RÜYA GÖRME TARİFİNİN SONUCU

 



 

     Rüya görebilmenin, içinde kaybolabilmenin bazı şartları vardır. Sizi ansızın uyandırıp bir daha uyutmayacak rüyalar. Rüyaya geri dönme özlemiyle gerçeklikte kalma kişide uyandırdığı güven duygusunu aynı anda yaşatacak rüyalar. Günlük hayatınızın dışında bir düşünceyle kendinizi tanımladığınızı fark ettiğiniz rüyalar. O an içerisinde kendinize yabancı kalırsınız. Düşünüş tarzınızı garipser bir yandan da beğenirsiniz. Bu durum gördüğünüz rüyayı yeni uyandığınız gerçekle hakikat arasındaki boşlukta mantığa sığdırmanızla ilgilidir. Gördüklerinizi mantığınızla çözümleyip rahatlamaya çalışırsınız ki tekrar uykuya dalabilesiniz. Çünkü saat sabah dört buçukla beş arasıdır. Gün doğmamıştır. Uykunuzu alamamışsınızdır. Toplum içinde da sizin gibi uyanık olan kişi sayısı da bayağı bir azdır. Böyle rüyalar görmenin şartlarına gelecek olursak;

      Öncelikle bir can sıkıntısına ihtiyacınız olacak. Bu can sıkıntınızın ana ve yan sebeplerinin farkında olmanıza gerek yok. Önemli olan gün boyunca tanımlanmış ya da tanımlanmamış bir can sıkıntısı yaşıyor olmaktır. Bu can sıkıntısı, günü mutlu geçirip geçmişinize ani bir dönüş sağlayacağınız bir televizyon haberi, bir fotoğraf, söylenen bir kelime vb. bir sebeple ortaya çıkmış olabilir. Temel gereklilik bir can sıkıntısını yaşıyor olmanız. Dikkat edelim; can sıkıtınızdan haberiniz bile olmayabilir.
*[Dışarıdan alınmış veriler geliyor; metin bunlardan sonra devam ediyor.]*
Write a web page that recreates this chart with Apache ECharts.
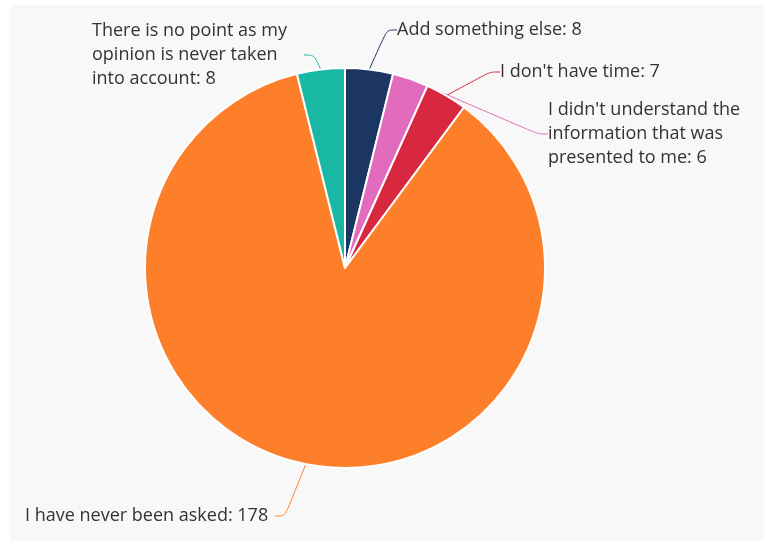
<!DOCTYPE html>
<html>
<head>
<meta charset="utf-8">
<script src="https://cdn.jsdelivr.net/npm/echarts@6/dist/echarts.min.js"></script>
<style>
  html, body { margin: 0; padding: 0; background: #fff; }
  #chart {
    position: absolute;
    left: 10px;
    top: 5px;
    width: 754px;
    height: 536px;
    background: #f8f8f8;
  }
</style>
</head>
<body>
<div id="chart"></div>
<script>
// slices in clockwise order, starting from 12 o'clock
var categories = [
  "Add something else",
  "I didn't understand the information that was presented to me",
  "I don't have time",
  "I have never been asked",
  "There is no point as my opinion is never taken into account"
];
var values = [8, 6, 7, 178, 8];
var colors = ["#1c3664", "#e26bbd", "#d8283f", "#fd7f2a", "#19b8a5"];

// where each label sits (left edge, vertical middle), relative to the chart box
var labelSpots = [
  { x: 387, y: 25, w: 200 },
  { x: 538, y: 129, w: 212 },
  { x: 490, y: 67, w: 180 },
  { x: 15, y: 511, w: 250 },
  { x: 82, y: 50, w: 212 }
];

var chart = echarts.init(document.getElementById("chart"));

var seriesData = categories.map(function (name, i) {
  return {
    name: name,
    value: values[i],
    itemStyle: { color: colors[i] },
    label: { width: labelSpots[i].w }
  };
});

chart.setOption({
  animation: false,
  series: [{
    type: "pie",
    center: [335, 263],
    radius: [0, 200],
    startAngle: 90,
    clockwise: true,
    avoidLabelOverlap: false,
    itemStyle: { borderColor: "#ffffff", borderWidth: 2 },
    label: {
      show: true,
      position: "outside",
      formatter: "{b}: {c}",
      color: "#333333",
      fontFamily: "Open Sans",
      fontSize: 18,
      lineHeight: 24,
      overflow: "break",
      align: "left"
    },
    labelLine: {
      show: true,
      smooth: 0.3,
      length: 12,
      length2: 10,
      lineStyle: { width: 1 }
    },
    labelLayout: function (params) {
      var s = labelSpots[params.dataIndex];
      return { x: s.x, y: s.y, align: "left", verticalAlign: "middle" };
    },
    data: seriesData
  }]
});
</script>
</body>
</html>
      İkinci ihtiyacımız ise alkol. Saçma dursa da aldığımız alkol vücudumuzun her yerine dağılır ve her tarafımızı etkisi altına alır. Vücudumuz bunun karşısında bir tepki oluşturarak onu dışarı atmaya çalışır. Bu bir tür mücadeledir. Tıpkı beyninizde verdiğiniz can sıkıntısını aşma mücadelesi gibi. Ayrıca alkol beyninize etki ettiğinden zaten kendi meşrebinizce saçmalarsınız. Gün boyunca rutin işler yaptıktan sonra arkadaşlarımızla ya da kendi başınıza içtiğiniz bir gün olmalı. Ne kadar içtiğimiz önemli değildir. Kederli olduğunuz için de içmiş olabilirsiniz; arkadaşlarla eğlenirken de. Yatağa döndüğünüzde alkolün bünyenize hala etkisi olması şart tabi.

      Üçüncü bir gereklilik hayatınıza ciddi anlamda etki etmiş bir eksiklik ya da fazlalık. Örneğin; her birimizin tecrübe haline getirdiği parasızlık. Devam ettirmek istersek; yapayalnızlık, terk etmiş bir sevgili, önünüze koyduğunuz hedeflerin ya da yaptığınız çalışmaların dev bir kartopu gibi önünüzde duruyor oluşu, fazla mutlu olmak, her şeyin yolunda gitmesi vb. olumlu olumsuz durumlar… Tüm bu durumların bilincindesinizdir. Günlük hayat içerisinde sizde eksik ya da fazla olanı bir şekilde başka insanlardakiyle karşılaştırırsınız. Kendinize değer biçer ya da kendinizi yargılarsınız.

     Dördüncü gereklilikse uyku halindeyken yaşadığınız fiziksel bir problemdir. Uyku halinde bilinçsizce yaptığımız tüm hareketlerimiz. Örneğin; kolunuza yatmanız, o derece ki kolunuz bir ölünün kollarıyla eşdeğerdir, üstünüzün açık kalması, patlaması idrar torbanızın, kediniz varsa üstünüzde uyuması ve bundan kaynaklı hareketsiz kalışınız, stresten gıcırdayan dişleriniz, yastığa yüzünüzü bastırıp uyumaktan havasız kalışınız, aşırı terlemiş olmanız, susuz oluşunuz, diş ağrınız, kas ağrınız…

 

Bu şartları yerine getirdiğinizde şöyle bir rüyayı görmüş ve sabah beşte gözlerinizi tavana dikmiş olursunuz.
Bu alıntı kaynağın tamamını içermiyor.